As I've been writing my blog entries, I've been surprised at how good the writing actually is. It's basically a courtesan's journal—numerous short entries where fantasies of mine are described. The thought popped into my mind: maybe I could sell this as erotica. My question: is becoming an erotica writer something even feasible?

Fancy Girl

Answer

You may have noticed my absence from the Venus Envy site for a brief spell. This is because I was in Europe for the first time in 25 years, spending one week in England then Holland (my family's country of origin) for another three. Admittedly it was a bit of an impetuous decision—I'd had an absolutely bonkers summer and fall and I thought, "I have got to get the hell out of Toronto before I perde ma shit completely." So I threw some clothes in a suitcase, grabbed a handful of Ativans and jumped on a plane. I'd actually never been to the homeland and I have always felt somewhat negligent that as a sex columnist, I hadn't ever paid a visit to its capital Amsterdam—a city known internationally as a modern day Sodom and Gomorrah.
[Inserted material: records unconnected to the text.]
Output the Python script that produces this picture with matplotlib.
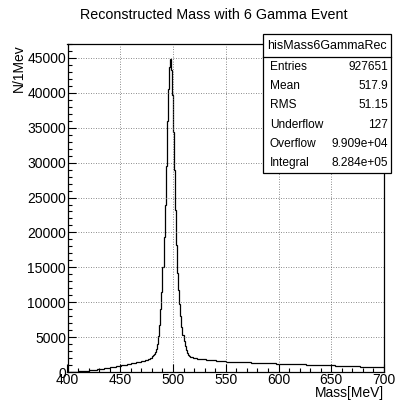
import numpy as np
import matplotlib
matplotlib.use("Agg")
import matplotlib.pyplot as plt
from matplotlib.patches import Rectangle
from matplotlib.ticker import MultipleLocator

plt.rcParams['font.family'] = ['Liberation Sans', 'DejaVu Sans']

# Reconstructed 6-gamma invariant mass, 1 MeV bins from 400 to 700 MeV
bin_low = 400
bin_width = 1

counts_400_479 = [
    0, 0, 5, 10, 20, 30, 40, 50, 60, 70,
    80, 90, 100, 110, 120, 135, 150, 165, 180, 200,
    215, 230, 250, 265, 285, 300, 320, 340, 360, 380,
    400, 425, 450, 475, 500, 525, 550, 575, 600, 625,
    650, 675, 700, 725, 750, 775, 800, 830, 860, 890,
    920, 950, 980, 1010, 1040, 1070, 1100, 1130, 1160, 1190,
    1220, 1250, 1280, 1310, 1340, 1370, 1400, 1430, 1460, 1500,
    1540, 1580, 1620, 1660, 1700, 1750, 1800, 1860, 1940, 2050,
]

counts_480_520 = [
    2250, 2400, 2600, 2900, 3300, 4000, 5100, 6800, 9000, 11500,
    15000, 19300, 24000, 29500, 35900, 40600, 43700, 44800, 43300, 39700,
    34400, 28900, 23200, 18200, 14200, 11800, 9800, 8000, 6500, 5300,
    4400, 3700, 3100, 2700, 2450, 2300, 2200, 2150, 2100, 2060,
    2020,
]

counts_521_699 = [
    1980, 1950, 1920, 1900, 1880, 1860, 1840, 1820, 1810, 1800,
    1785, 1770, 1755, 1740, 1725, 1710, 1695, 1680, 1665, 1650,
    1635, 1620, 1605, 1590, 1575, 1560, 1545, 1530, 1515, 1500,
    1494, 1488, 1482, 1476, 1470, 1464, 1458, 1452, 1446, 1440,
    1434, 1428, 1422, 1416, 1410, 1404, 1398, 1392, 1386, 1380,
    1374, 1368, 1362, 1356, 1350, 1344, 1338, 1332, 1326, 1320,
    1314, 1308, 1302, 1296, 1290, 1284, 1278, 1272, 1266, 1260,
    1254, 1248, 1242, 1236, 1230, 1224, 1218, 1212, 1206, 1200,
    1195, 1190, 1185, 1180, 1175, 1170, 1165, 1160, 1155, 1150,
    1145, 1140, 1135, 1130, 1125, 1120, 1115, 1110, 1105, 1100,
    1095, 1090, 1085, 1080, 1075, 1070, 1065, 1060, 1055, 1050,
    1045, 1040, 1035, 1030, 1025, 1020, 1015, 1010, 1005, 1000,
    995, 990, 985, 980, 975, 970, 965, 960, 955, 950,
    944, 938, 932, 926, 920, 914, 908, 902, 896, 890,
    884, 878, 872, 866, 860, 854, 848, 842, 836, 830,
    824, 818, 812, 806, 800, 794, 788, 782, 776, 770,
    764, 758, 752, 746, 740, 734, 728, 722, 716, 710,
    705, 700, 695, 690, 685, 680, 675, 670, 665,
]

stats_title = "hisMass6GammaRec"
stats_labels = ["Entries", "Mean", "RMS", "Underflow", "Overflow", "Integral"]
stats_values = ["927651", "517.9", "51.15", "127", "9.909e+04", "8.284e+05"]

counts = np.array(counts_400_479 + counts_480_520 + counts_521_699, dtype=float)
edges = bin_low + bin_width * np.arange(len(counts) + 1)

W, H = 395, 401
fig = plt.figure(figsize=(W / 100, H / 100), dpi=100)

def fx(px):
    return px / W

def fy(py):
    return 1 - py / H

left, right, top, bottom = 67.5, 384.0, 44.0, 372.0
ax = fig.add_axes([fx(left), fy(bottom), fx(right - left), (bottom - top) / H])

ax.stairs(counts, edges, color='black', linewidth=0.9, baseline=None)

ax.set_xlim(400, 700)
ax.set_ylim(0, 47000)
ax.xaxis.set_major_locator(MultipleLocator(50))
ax.xaxis.set_minor_locator(MultipleLocator(10))
ax.yaxis.set_major_locator(MultipleLocator(5000))
ax.yaxis.set_minor_locator(MultipleLocator(1000))
ax.tick_params(which='both', direction='in', top=False, right=False,
               labelsize=10, width=0.8, colors='black')
ax.tick_params(which='major', length=5.5)
ax.tick_params(which='minor', length=2.8)
ax.tick_params(axis='x', which='major', pad=0.5)
ax.tick_params(axis='y', which='major', pad=1.0)
ax.grid(True, which='major', color='#666666', linestyle=(0, (1, 2)), linewidth=0.6)
for s in ax.spines.values():
    s.set_linewidth(0.9)

fig.text(fx(214), fy(15), "Reconstructed Mass with 6 Gamma Event",
         ha='center', va='center', fontsize=10.3)
fig.text(fx(384), fy(393.5), "Mass[MeV]", ha='right', va='center', fontsize=10)
fig.text(fx(19), fy(44), "N/1Mev", ha='center', va='top', rotation=90, fontsize=10)

# statistics box
bx0, bx1, by0, by1, sep = 263, 391, 34, 173, 57
fig.patches.append(Rectangle((fx(bx0), fy(by1)), fx(bx1 - bx0), (by1 - by0) / H,
                             transform=fig.transFigure, facecolor='white',
                             edgecolor='black', linewidth=0.9, zorder=5))
fig.add_artist(plt.Line2D([fx(bx0), fx(bx1)], [fy(sep), fy(sep)],
                          transform=fig.transFigure, color='black', linewidth=0.9, zorder=6))
fig.text(fx((bx0 + bx1) / 2), fy((by0 + sep) / 2 + 0.5), stats_title,
         ha='center', va='center', fontsize=9, zorder=7)
row_h = (by1 - sep) / len(stats_labels)
for i, (lab, val) in enumerate(zip(stats_labels, stats_values)):
    yc = sep + row_h * (i + 0.5)
    fig.text(fx(bx0 + 7), fy(yc), lab, ha='left', va='center', fontsize=8.6, zorder=7)
    fig.text(fx(bx1 - 3), fy(yc), val, ha='right', va='center', fontsize=8.6, zorder=7)

fig.savefig("out.png", dpi=100)
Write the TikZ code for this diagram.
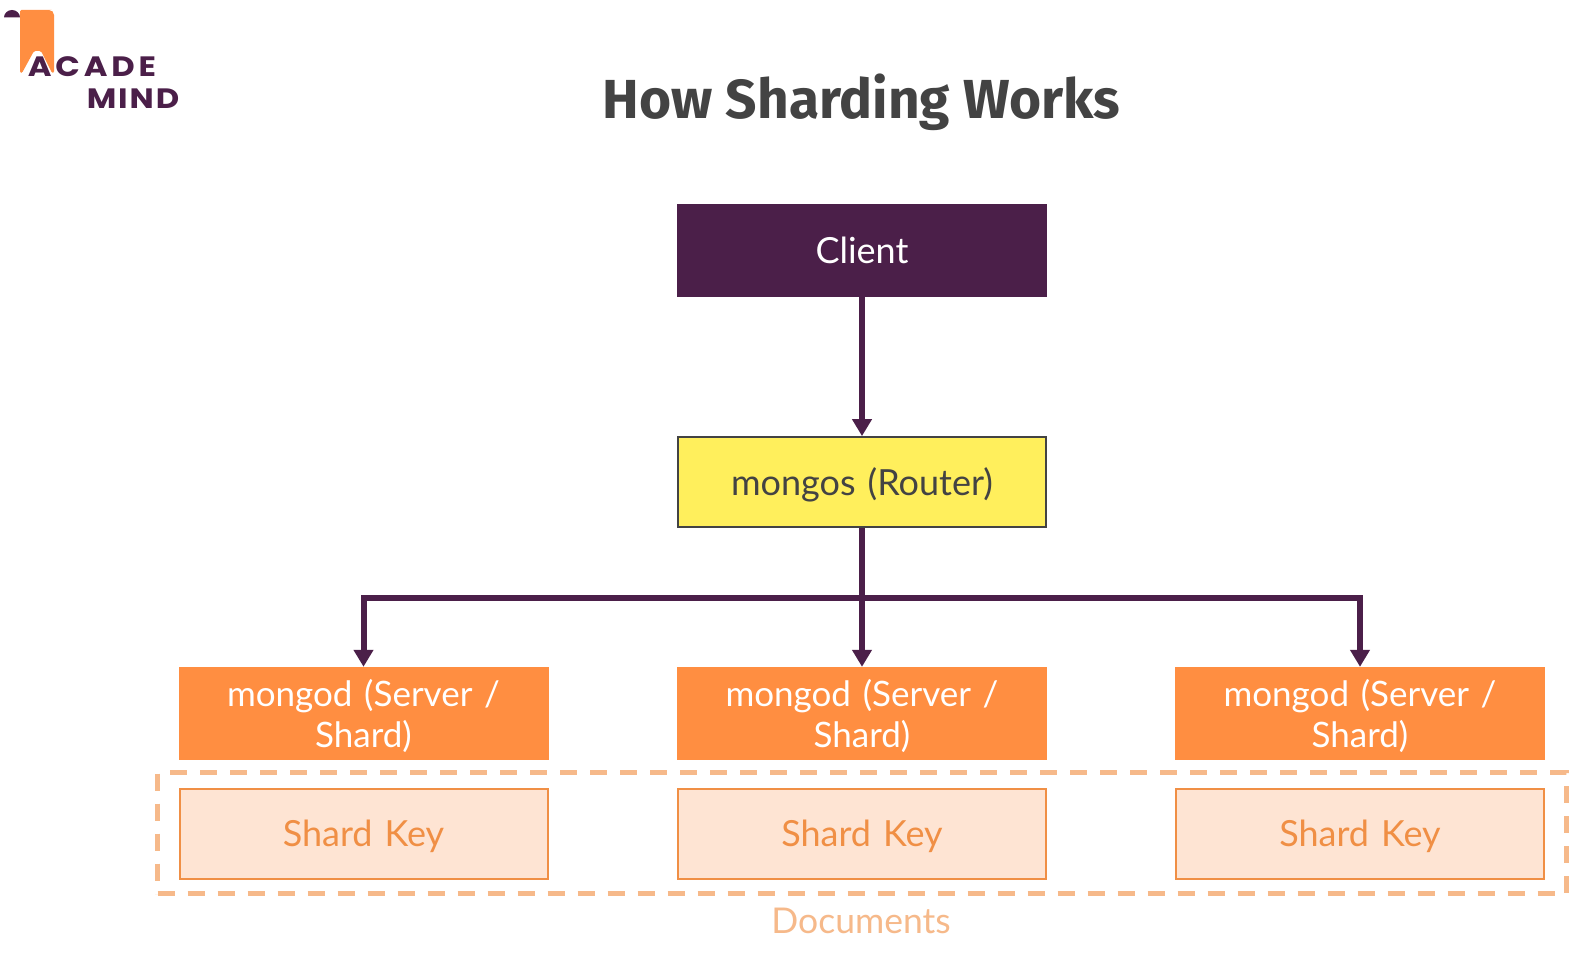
\documentclass[tikz,border=0pt]{standalone}
\usepackage{fontspec}
\setmainfont{Lato}
\newfontfamily\titlefont{Fira Sans}
\newfontfamily\logofont{Poppins}
\usetikzlibrary{arrows.meta}
\definecolor{plum}{HTML}{4B1F49}
\definecolor{orangeb}{HTML}{FF8E41}
\definecolor{yellowb}{HTML}{FFEF5C}
\definecolor{peach}{HTML}{FEE4D3}
\definecolor{keyline}{HTML}{F08F45}
\definecolor{dashline}{HTML}{F6B98A}
\definecolor{darkt}{HTML}{434343}
\newcommand{\lowered}[1]{\raisebox{-2.5pt}[\height][\depth]{#1}}
\tikzset{
 x=1pt,y=-1pt,
 box/.style={minimum width=370pt,minimum height=92pt,inner sep=0pt,align=center,font=\fontsize{36}{41}\selectfont,text width=340pt},
 clientbox/.style={box,fill=plum,text=white,minimum height=93pt},
 routerbox/.style={box,fill=yellowb,draw=darkt,line width=1.8pt,text=darkt,minimum width=368pt,minimum height=90pt},
 shardbox/.style={box,fill=orangeb,text=white,minimum height=93pt,font=\fontsize{35}{41}\selectfont},
 keybox/.style={box,fill=peach,draw=keyline,line width=2pt,text=keyline,minimum width=368pt,minimum height=90pt},
 conn/.style={draw=plum,line width=6pt,-{Triangle[length=17pt,width=19pt]}},
 docbox/.style={draw=dashline,line width=4.5pt,dash pattern=on 17pt off 13pt,minimum width=1409pt,minimum height=121pt,inner sep=0pt},
 logotext/.style={text=plum,font=\logofont\bfseries\fontsize{28}{28}\selectfont,inner sep=0pt,transform shape,xscale=1.15}
}
\begin{document}
\begin{tikzpicture}
\useasboundingbox (0,0) rectangle (1595,955);
\fill[white] (0,0) rectangle (1595,955);
% logo
\fill[orangeb,rounded corners=1.5pt] (20,10) -- (50,10) to[rounded corners=5pt] (54,10) -- (54,73) -- (52,73) -- (41,51) -- (34,51) -- (22,73) -- (20,73) -- cycle;
\fill[plum] (4,17.5) arc[start angle=180,end angle=0,x radius=8pt,y radius=7.5pt] -- cycle;
\node[logotext] (logoa) at (92,67) {\addfontfeature{LetterSpace=12}ACADE};
\node[logotext] (logob) at (133,98.5) {\addfontfeature{LetterSpace=6}MIND};
% title
\node (title) at (861.5,102) [text=darkt,font=\titlefont\bfseries\fontsize{55}{60}\selectfont,inner sep=0pt] {How Sharding Works};
% boxes
\node[clientbox] (client) at (862,250.5) {Client};
\node[routerbox] (router) at (862,482) {\lowered{mongos (Router)}};
\node[shardbox] (s1) at (363.5,713.5) {\lowered{mongod (Server /}\\\lowered{Shard)}};
\node[shardbox] (s2) at (862,713.5) {\lowered{mongod (Server /}\\\lowered{Shard)}};
\node[shardbox] (s3) at (1360,713.5) {\lowered{mongod (Server /}\\\lowered{Shard)}};
\node[docbox] (docs) at (862,833) {};
\node[keybox] (k1) at (363.5,833.5) {\lowered{Shard Key}};
\node[keybox] (k2) at (862,833.5) {\lowered{Shard Key}};
\node[keybox] (k3) at (1360,833.5) {\lowered{Shard Key}};
\node (doclabel) at (861,921) [text=dashline,font=\fontsize{35.5}{40}\selectfont,inner sep=0pt] {Documents};
% connectors
\draw[conn] (client) -- (router);
\draw[conn] (router) -- (s2);
\coordinate (mid) at (862,597.5);
\draw[conn] (mid) -| (s1.north);
\draw[conn] (mid) -| (s3.north);
\end{tikzpicture}
\end{document}
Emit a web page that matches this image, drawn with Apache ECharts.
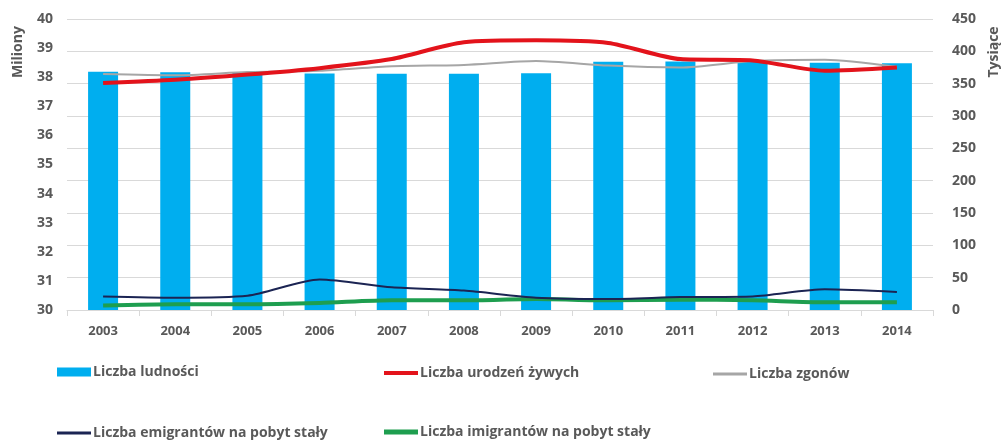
<!DOCTYPE html>
<html>
<head>
<meta charset="utf-8">
<style>
html, body { margin: 0; padding: 0; background: #fff; }
#main { width: 1002px; height: 444px; }
</style>
<script src="https://cdn.jsdelivr.net/npm/echarts@6/dist/echarts.min.js"></script>
</head>
<body>
<div id="main"></div>
<script>
var lata = ['2003', '2004', '2005', '2006', '2007', '2008', '2009', '2010', '2011', '2012', '2013', '2014'];
// mln
var ludnosc = [38.19, 38.17, 38.16, 38.13, 38.12, 38.12, 38.14, 38.53, 38.54, 38.53, 38.50, 38.48];
// tys.
var urodzenia = [351, 356, 364, 374, 388, 414, 417, 413, 388, 386, 370, 375];
var zgony = [365, 363, 368, 370, 377, 379, 385, 378, 375, 385, 387, 376];
var emigranci = [21, 19, 22, 47, 35, 30, 19, 17, 20, 21, 32, 28];
var imigranci = [7, 9, 9, 11, 15, 15, 17, 15, 16, 15, 12, 12];

var szary = '#595959';
var font = '"Open Sans", sans-serif';

var myChart = echarts.init(document.getElementById('main'));

function legenda(nazwa, left, top, h) {
    return {
        data: [nazwa],
        left: left,
        top: top,
        icon: 'rect',
        itemWidth: 34,
        itemHeight: h,
        padding: 0,
        textStyle: { color: szary, fontFamily: font, fontSize: 14, fontWeight: 'bold', padding: [0, 0, 0, -3] }
    };
}

var option = {
    animation: false,
    grid: { left: 67, right: 69, top: 19, bottom: 134 },
    legend: [
        legenda('Liczba ludności', 57, 365, 9),
        legenda('Liczba urodzeń żywych', 384, 366, 4),
        legenda('Liczba zgonów', 713, 367, 3),
        legenda('Liczba emigrantów na pobyt stały', 57, 426, 3),
        legenda('Liczba imigrantów na pobyt stały', 384, 425, 5)
    ],
    graphic: [
        {
            type: 'text', x: 18, y: 52, rotation: Math.PI / 2,
            style: { text: 'Miliony', fill: szary, font: 'bold 14px "Open Sans", sans-serif', textAlign: 'center', textVerticalAlign: 'middle' }
        },
        {
            type: 'text', x: 994, y: 52, rotation: Math.PI / 2,
            style: { text: 'Tysiące', fill: szary, font: 'bold 14px "Open Sans", sans-serif', textAlign: 'center', textVerticalAlign: 'middle' }
        }
    ],
    xAxis: {
        type: 'category',
        data: lata,
        axisLine: { lineStyle: { color: '#d9d9d9' } },
        axisTick: { show: true, length: 6, lineStyle: { color: '#d9d9d9' } },
        axisLabel: { color: szary, fontFamily: font, fontSize: 13, fontWeight: 'bold', margin: 15 }
    },
    yAxis: [
        {
            type: 'value',
            min: 30,
            max: 40,
            interval: 1,
            splitLine: { show: false },
            axisLine: { show: false },
            axisTick: { show: false },
            axisLabel: { color: szary, fontFamily: font, fontSize: 14, fontWeight: 'bold', margin: 14 }
        },
        {
            type: 'value',
            min: 0,
            max: 450,
            interval: 50,
            splitLine: { lineStyle: { color: '#d9d9d9' } },
            axisLine: { show: false },
            axisTick: { show: false },
            axisLabel: { color: szary, fontFamily: font, fontSize: 14, fontWeight: 'bold', margin: 19 }
        }
    ],
    series: [
        {
            name: 'Liczba ludności',
            type: 'bar',
            yAxisIndex: 0,
            barWidth: 30,
            data: ludnosc,
            itemStyle: { color: '#00aeef' }
        },
        {
            name: 'Liczba urodzeń żywych',
            type: 'line',
            yAxisIndex: 1,
            z: 4,
            smooth: 0.25,
            showSymbol: false,
            data: urodzenia,
            itemStyle: { color: '#e3131b' },
            lineStyle: { color: '#e3131b', width: 4 }
        },
        {
            name: 'Liczba zgonów',
            type: 'line',
            yAxisIndex: 1,
            z: 3,
            smooth: 0.25,
            showSymbol: false,
            data: zgony,
            itemStyle: { color: '#a6a6a6' },
            lineStyle: { color: '#a6a6a6', width: 2 }
        },
        {
            name: 'Liczba emigrantów na pobyt stały',
            type: 'line',
            yAxisIndex: 1,
            z: 5,
            smooth: 0.25,
            showSymbol: false,
            data: emigranci,
            itemStyle: { color: '#1b2453' },
            lineStyle: { color: '#1b2453', width: 2 }
        },
        {
            name: 'Liczba imigrantów na pobyt stały',
            type: 'line',
            yAxisIndex: 1,
            z: 4,
            smooth: 0.25,
            showSymbol: false,
            data: imigranci,
            itemStyle: { color: '#1e9e4f' },
            lineStyle: { color: '#1e9e4f', width: 4 }
        }
    ]
};
myChart.setOption(option);
</script>
</body>
</html>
I stayed with my cousin, just your average Dutch left wing radical, who also happens to live in one of the city's most famous ex squats. This place was truly amazing, a veritable museum highlighting 20 years of anarchic political activism. I loved that she had riot gear on a shelf above her bed—the possibility of immediate action is so damn sexy—and I spent a lot of time admiring the hallway of stolen Mercedes Benz hood ornaments (a great testament to old school fuck-the-rich hooliganism) as well as the many years of radical actions depicted on posters throughout the space.

But, as for Amsterdam's famous Red Light District? Yeah, not so much.

In a city famous for its sex trade, the trade itself often seems little more than a condescending statement on the sexual appetites of foreigners. What "foreigner" seems to denote in this particular case is some sort of uncouth, marauding North American.

There is often a weary maliciousness to our attempts to ape what we imagine other cultures crave sexually and this definitely comes across in Amsterdam's Red Light District.

The girls stand in blacklit windows wearing neon lingerie, glowering at potential clients, yacking into bejeweled cell phones and dancing around lethargically to music piped in from little ghetto blasters. The tourists, knowing they are being ridiculed, act accordingly. It's an odd, antagonistic exchange.

No doubt it takes a thick skin to pose in a window at street level all day in an ill-fitting fluorescent bikini but I for one was not tempted to part with my money even for solidarity's sake.

I did hand over 5 euros to a sex museum in the district, which in the end was basically just a sex shop with a couple of floors of French postcards, oriental vases with people fucking on them and some wacka wacka Snow White porn.

It was as if they'd gone to the contents sale of Plato's Retreat, purchased everything in sight and crammed it higgledy-piggledy into a bunch of glass showcases.

A live sex show was beyond my budget but I really couldn't imagine it would have lifted my spirits anyway.

What I realized is that by legalizing the sex trade, thereby having the state establish many basic parameters, you don't necessarily risk turning a city into an unrestrained den of iniquity. You simply make it mundane, without variety or distinctive appeal. The Red Light District was dull. Dull as maple syrup in a bottle shaped like a maple leaf, dull as a Canada, Eh! T-shirt, dull as anything geared towards the presumed taste of tourists that doesn't really speak to a city's true nature.